Яркая краска залила очаровательное личико Ольги, а глазки заблестели восторженно и страстно.
– О, если бы только это, учитель! Заплатить только смертью за счастие принадлежать ему, ведь это было бы верхом блаженства. Чего большего могла бы я желать, как умереть молодой, красивой, любимой, прежде чем годы состарят меня; потому что я-то смертная, а он бессмертен! Какую пытку испытывала бы я – старая, дряхлая – рядом с ним, всегда молодым, прекрасным, неуязвимым для всеразрушающего времени. Какая милость небесная избежать этих мучений и умереть подле него, насладившись неслыханным счастьем. Но не шутишь ли ты, уважаемый учитель? Неужели такое блаженство покупается всего лишь ценою смерти. О! Десять раз готова я умереть, лишь бы прожить хотя один только год в раю…
Эбрамар покачал головой.
– Не увлекаешься ли ты, восторженная головушка, и не пожалеешь ли, сходя в могилу, когда придется прощаться с жизнью, полной очарования, и покидать любимого человека, а может быть, и ребенка?…

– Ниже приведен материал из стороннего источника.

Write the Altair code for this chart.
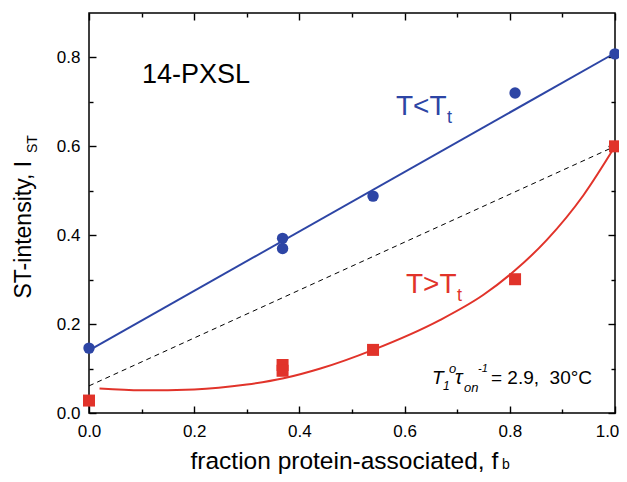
import altair as alt
import pandas as pd

# ---------------- data ----------------
blue_f = [0.0, 0.368, 0.368, 0.54, 0.81, 1.0]
blue_I = [0.146, 0.393, 0.370, 0.488, 0.720, 0.808]

red_f = [0.0, 0.368, 0.368, 0.54, 0.81, 1.0]
red_I = [0.028, 0.108, 0.095, 0.142, 0.301, 0.600]

blue_fit_f = [0.0, 1.0]
blue_fit_I = [0.141, 0.810]

red_fit_f = [0.02, 0.10, 0.20, 0.30, 0.37, 0.44, 0.54, 0.667, 0.75, 0.81, 0.87, 0.94, 1.0]
red_fit_I = [0.055, 0.051, 0.053, 0.064, 0.078, 0.100, 0.142, 0.209, 0.266, 0.321, 0.389, 0.490, 0.600]

diag_f = [0.0, 1.0]
diag_I = [0.061, 0.600]

x_major = [0.0, 0.2, 0.4, 0.6, 0.8, 1.0]
x_minor = [0.1, 0.3, 0.5, 0.7, 0.9]
y_major = [0.0, 0.2, 0.4, 0.6, 0.8]
y_minor = [0.1, 0.3, 0.5, 0.7]

# ---------------- styling ----------------
BLUE = "#2d45a5"
RED = "#e1332a"
FONT = "Liberation Sans"

blue_df = pd.DataFrame({"f": blue_f, "I": blue_I})
red_df = pd.DataFrame({"f": red_f, "I": red_I})
bfit_df = pd.DataFrame({"f": blue_fit_f, "I": blue_fit_I})
rfit_df = pd.DataFrame({"f": red_fit_f, "I": red_fit_I})
diag_df = pd.DataFrame({"f": diag_f, "I": diag_I})
one = pd.DataFrame({"k": [0]})

xscale = alt.Scale(domain=[0, 1], nice=False, zero=False)
yscale = alt.Scale(domain=[0, 0.9], nice=False, zero=False)

common = dict(grid=False, domain=False, tickColor="black", tickWidth=1.4,
              labelFont=FONT, labelFontSize=17, labelColor="black",
              labelFlush=False, labelOverlap=False)


def tick_axis(orient, values, size, labels=False, **kw):
    args = dict(common)
    args.update(orient=orient, values=values, tickSize=size, offset=-size,
                labels=labels)
    if "title" not in kw:
        args["title"] = ""
    args.update(kw)
    return alt.Axis(**args)


ax_bottom = tick_axis(
    "bottom", x_major, 7, labels=True, format=".1f", labelPadding=10,
    labelOffset={"condition": {"test": "datum.value >= 0.99", "value": -8}, "value": 0},
    title="fraction protein-associated, f", titleFont=FONT, titleFontSize=24.5,
    titleFontWeight="normal", titleColor="black", titleAlign="left",
    titleBaseline="alphabetic", titleX=101, titleY=62)
ax_left = tick_axis(
    "left", y_major, 7, labels=True, format=".1f", labelPadding=9,
    title="ST-intensity, I", titleFont=FONT, titleFontSize=23,
    titleFontWeight="normal", titleColor="black", titleAngle=270,
    titleAlign="left", titleBaseline="alphabetic", titleX=-66, titleY=285)
ax_top = tick_axis("top", x_major, 7)
ax_right = tick_axis("right", y_major, 7)
ax_bottom_minor = tick_axis("bottom", x_minor, 4)
ax_left_minor = tick_axis("left", y_minor, 4)
ax_top_minor = tick_axis("top", x_minor, 4)
ax_right_minor = tick_axis("right", y_minor, 4)


def X(axis):
    return alt.X("f:Q", scale=xscale, axis=axis)


def Y(axis):
    return alt.Y("I:Q", scale=yscale, axis=axis)


diag = alt.Chart(diag_df).mark_line(color="black", strokeWidth=1, strokeDash=[5, 4]).encode(
    x=X(ax_bottom), y=Y(ax_left))
bfit = alt.Chart(bfit_df).mark_line(color=BLUE, strokeWidth=2).encode(
    x=X(ax_top), y=Y(ax_right))
rfit = alt.Chart(rfit_df).mark_line(color=RED, strokeWidth=2, interpolate="monotone").encode(
    x=X(ax_bottom_minor), y=Y(ax_left_minor))
bpts = alt.Chart(blue_df).mark_circle(size=130, color=BLUE, opacity=1).encode(
    x=X(ax_top_minor), y=Y(ax_right_minor))
rpts = alt.Chart(red_df).mark_square(size=144, color=RED, opacity=1).encode(
    x=X(None), y=Y(None))


def label(text, x, y, size, color="black", italic=False, angle=0):
    kw = dict(font=FONT, fontSize=size, color=color, align="left",
              baseline="alphabetic")
    if italic:
        kw["fontStyle"] = "italic"
    if angle:
        kw["angle"] = angle
    return alt.Chart(one).mark_text(**kw).encode(
        x=alt.value(x), y=alt.value(y), text=alt.value(text))


texts = [
    label("14-PXSL", 53, 70, 27),
    label("T<T", 307, 102, 28, BLUE),
    label("t", 358, 110, 18, BLUE),
    label("T>T", 317, 280, 28, RED),
    label("t", 368, 288, 18, RED),
    label("T", 343, 371, 19, italic=True),
    label("1", 354, 377, 12, italic=True),
    label("o", 360, 360, 13, italic=True),
    label("τ", 366, 371, 20, italic=True),
    label("on", 375, 379, 13, italic=True),
    label("-1", 389, 359, 11, italic=True),
    label("= 2.9,\u00a0\u00a030°C", 402, 371, 19),
    label("b", 413, 456, 14),
    label("ST", -52, 140, 14, angle=270),
]

chart = alt.layer(diag, bfit, rfit, bpts, rpts, *texts).resolve_axis(
    x="independent", y="independent"
).properties(
    width=526, height=400,
    autosize=alt.AutoSizeParams(type="none"),
    padding={"left": 81, "top": 5, "right": 4, "bottom": 61},
).configure_view(stroke="black", strokeWidth=1.5)

chart.save("out.html", embed_options={"renderer": "svg", "actions": False})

На мгновение оживленное личико Ольги подернулось словно облаком грусти. Она побледнела и вздрогнула, но затем энергично стряхнула мимолетную охватившую ее слабость, и восторженная, но полная смирения вера вспыхнула в ее прекрасных лучистых глазах.
– Подле Супрамати веет мир и свет, а сила, исходящая из него, утишит всякую бурю душевную. Ты говорил, между прочим, о законе, по которому низшая материя сжигается очищенным огнем, исходящим из мага! Посмею ли я роптать против непреложного закона? Нет. Если бы на мою долю могло выпасть незаслуженное счастье быть любимой Супрамати, я приняла бы смерть, не моргнув глазом и не жалуясь; ведь она также была бы даром, от него исходящим.
Глубокий взор Эбрамара засветился приветливо; он положил руку на голову Ольги и затем встал.